It must be a bit weird actually being Drake. His place in all the spheres of pop culture that he falls into seems strangely unsettled. There are moments where he looks like the new R Kelly, moments where he looks like the new Kanye West and some moments where he looks like employee of the month at the Winchester branch of Gourmet Burger Kitchen. His dual-purpose appeal as the uber-sentimental troubled soul (‘Marvin’s Room’) and the all-conquering rapid-flow aficionado (‘Worst Behaviour’) is what has led him to sell out arenas all over the world and become the most successful rapper of the last 5 years. Eccentric screwballs like Danny Brown or Riff Raff are often credited with taking rap’s age-old decalogue and smashing it to pieces. Yet when a 27 year old Canadian Jew who was first introduced to the world through a early-2000s teen drama plays to 11,000 people and rhymes “Mordecai” with “More than high”, that’s when things seem properly different. 

Once the sky-blue colour that set the tone for Drake’s winning 2013 aesthetic for ‘Nothing Was The Same’ covered his curved backdrop screen, the cloudy beat of ‘Tuscan Leather’ snapped through the speakers and his unmistakably oiled style sounded just as polished live as it does on record. Running straight from this in to ‘Headlines’ and ‘Crew Love’ it was hit-on-hit. Not one of the 36 songs played fell flat, however some moments highlight the micro-followings that exist within Drake’s far-reaching fanbase. Some clusters of the audience would lose their shit for his cover of French Montana’s ‘Pop That’ or his game-changing guest verse on Migos’ ‘Versace’, but seem less feverish when the mood went more sombre for tunes like ‘The Language’ or ‘Come Thru’. Never fear though, the army of caring souls who long to put Drizzy’s heart back together step in to lose themselves when he assures them that they’re “going home”. It’s the polarity in Drake’s back-catalogue that makes the night ever so slightly disjointed. After spending the best part of half an hour walking around a suspended circular apparatus telling people he “sees” them, the leading man returns to the stage and the opening “WORST” of the best fuck-you song of 2013 bursts out, and a unique middle ground behind recklessness and tenderness is found. 

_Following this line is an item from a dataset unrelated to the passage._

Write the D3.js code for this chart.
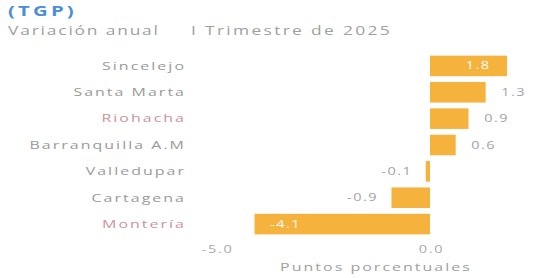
<!DOCTYPE html>
<html>
<head>
<meta charset="utf-8">
<script src="https://cdn.jsdelivr.net/npm/d3@7"></script>
<style>
body { margin: 0; background: #fff; }
text { font-family: "Open Sans", sans-serif; }
</style>
</head>
<body>
<svg width="554" height="278"></svg>
<script>
const svg = d3.select('svg');

// data
var cities = ["Sincelejo", "Santa Marta", "Riohacha", "Barranquilla A.M", "Valledupar", "Cartagena", "Montería"];
var values = [1.8, 1.3, 0.9, 0.6, -0.1, -0.9, -4.1];
var tickValues = [-5, 0];

var barColor = "#f5b23c";
var labelColor = "#9a9a9a";
var sx = 1.45; // text in the picture is stretched sideways

var x = d3.scaleLinear().domain([-5, 0]).range([216, 430]);
var y = d3.scaleBand().domain(cities).range([53, 237]).paddingInner(0.22).paddingOuter(0.1);

function place(px, py) {
    return "translate(" + px + "," + py + ") scale(" + sx + ",1)";
}

// title
svg.append("text")
    .attr("transform", place(8, 16))
    .attr("fill", "#4a8fd6")
    .attr("font-weight", "bold")
    .attr("font-size", 14)
    .attr("letter-spacing", 2.2)
    .text("(TGP)");

svg.append("text")
    .attr("transform", place(8, 35))
    .attr("fill", "#a0a0a0")
    .attr("font-size", 12)
    .attr("letter-spacing", 1.25)
    .text("Variación anual");

svg.append("text")
    .attr("transform", place(191, 35))
    .attr("fill", "#a0a0a0")
    .attr("font-size", 12)
    .attr("letter-spacing", 1.6)
    .text("I Trimestre de 2025");

// category labels
svg.append("g").selectAll("text")
    .data(cities)
    .enter().append("text")
    .attr("transform", d => place(186, y(d) + y.bandwidth() / 2))
    .attr("dy", "0.35em")
    .attr("text-anchor", "end")
    .attr("font-size", 11)
    .attr("letter-spacing", 1.4)
    .attr("fill", d => (d == "Riohacha" || d == "Montería") ? "#c9949a" : labelColor)
    .text(d => d);

// bars
svg.append("g").selectAll("rect")
    .data(values)
    .enter().append("rect")
    .attr("x", d => x(Math.min(0, d)))
    .attr("y", (d, i) => y(cities[i]))
    .attr("width", d => Math.abs(x(d) - x(0)))
    .attr("height", y.bandwidth())
    .attr("fill", barColor);

// value labels
svg.append("g").selectAll("text")
    .data(values)
    .enter().append("text")
    .attr("transform", function(d, i) {
        var px;
        if (i == 0) px = x(d) - 29;
        else if (i == values.length - 1) px = x(d) + 31;
        else px = d >= 0 ? x(d) + 28 : x(d) - 29;
        return place(px, y(cities[i]) + y.bandwidth() / 2);
    })
    .attr("dy", "0.35em")
    .attr("text-anchor", "middle")
    .attr("font-size", 10)
    .attr("letter-spacing", 1)
    .attr("fill", (d, i) => (i == 0 || i == values.length - 1) ? "#fff" : "#a8a0a8")
    .text(d => d.toFixed(1));

// axis
var axis = d3.axisBottom(x).tickValues(tickValues).tickSize(0).tickFormat(d => d.toFixed(1));
var ax = svg.append("g")
    .attr("transform", "translate(1,243)")
    .call(axis);
ax.select(".domain").remove();
ax.selectAll("text")
    .attr("transform", "scale(" + sx + ",1)")
    .attr("fill", "#aaa")
    .attr("font-size", 10)
    .attr("letter-spacing", 1.2)
    .attr("font-family", "Open Sans, sans-serif");

svg.append("text")
    .attr("transform", place(376, 271))
    .attr("text-anchor", "middle")
    .attr("fill", "#a0a0a0")
    .attr("font-size", 11)
    .attr("letter-spacing", 1.4)
    .text("Puntos porcentuales");
</script>
</body>
</html>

For his final offering, Drake plays ‘Started From The Bottom’ and a bombastic assortment of pyrotechnics erupt from the stage while the monochrome footage of his bar mitzvah flickers on the curved screen. Sheffield were playing host to the most modern kind of pop-star. A hashtag coining, tabloid soliciting hook-merchant who sits comfortably atop a culture that has never been this commercially viable.